Not a sequel: Producer Charles Roven told Vulture director Jenkins is "determined that this movie should be the next iteration of Wonder Woman but not a sequel." He notes the movie is set in a completely different time frame and tells a very different story than the original. Maybe that explains how Steve Trevor returns -- it's a new iteration where he didn't die.

To the Max
In October 2019, director Patty Jenkins confirmed that Pedro Pascal will play villain Maxwell Lord.  In the Wonder Woman comics, Lord is a human businessman who can control others' minds. Jenkins and Pascal worked together on the 2015 TV movie Exposed. Game of Thrones fans will know Pascal for his role as dashing but doomed Oberyn Martell.

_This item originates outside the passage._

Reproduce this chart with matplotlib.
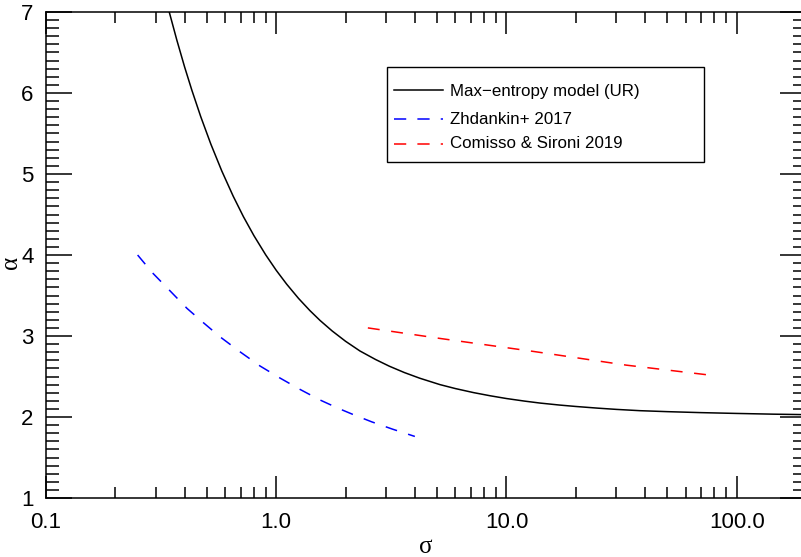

He's seen in the trailer as an infomercial king.

Totally awesome '80s: The film is set in 1984, the year of the Los Angeles Olympics. To get into the 1980s spirit, the cast also posed for a photo that mimics the poster for John Hughes' 1985 hit The Breakfast Club.

Pining for Pine: Yes, Chris Pine, who played Steve Trevor in the first film, is back, despite apparently dying in the first film. But anything goes in comic resurrections (just ask thawed-out Captain America over at Marvel). And now that he's shown up in the first trailer, we're left to wonder exactly how he makes his return.